- St. Gevorg Church
- Location: Poradasht
- Country: Azerbaijan
- Denomination: Armenian Apostolic Church

History
- Status: Destroyed
- Founded: 1681

Architecture
- Demolished: October 7, 2001 – November 11, 2009

= St. Gevorg Church (Nor Poradasht) =

Armenian church in Nakhchivan, Azerbaijan

St. Gevorg Church was an Armenian church located in the abandoned Nor Poradasht village (Julfa District) of the Nakhchivan Autonomous Republic of Azerbaijan.

== History ==
The church was constructed in 1681, according to an Armenian language building inscription on one of the crosses on the moulding inside the arches.
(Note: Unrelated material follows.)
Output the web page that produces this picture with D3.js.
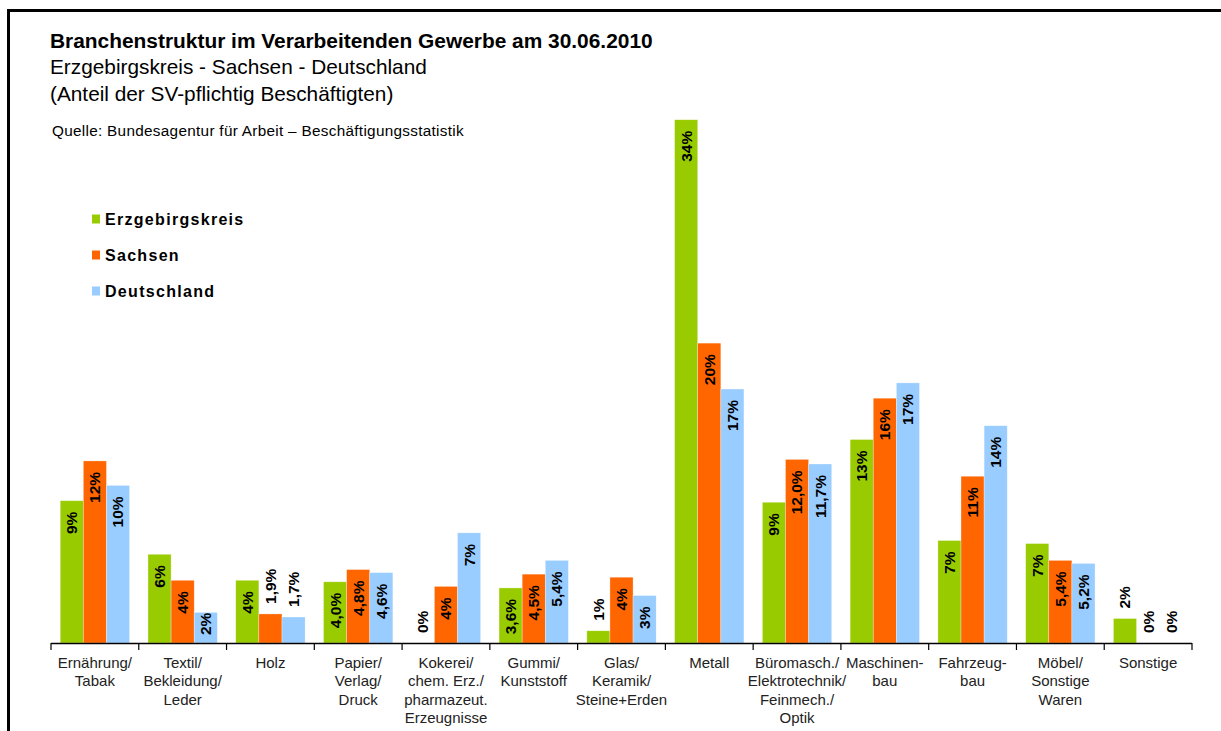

The village of Nor Poradasht had been emptied of its Armenian inhabitants by the 1950s. Before the 1950s, the church building was converted into a school. It was in a ruinous condition in 1964–1987. The wooden roof, southern wall, and second-story vestry were gone, but the plan could still be reconstructed.

== Destruction ==
The foundations of the church were still extant on October 7, 2001. However, by November 11, 2009, the ruins had been demolished and the site bulldozed, according to investigation of the Caucasus Heritage Watch. Amidst the ruins of an abandoned village, only the remains of the Armenian church were targeted for elimination. This, according to Caucasus Heritage Watch, testifies to the precision of Azerbaijan's program of cultural erasure.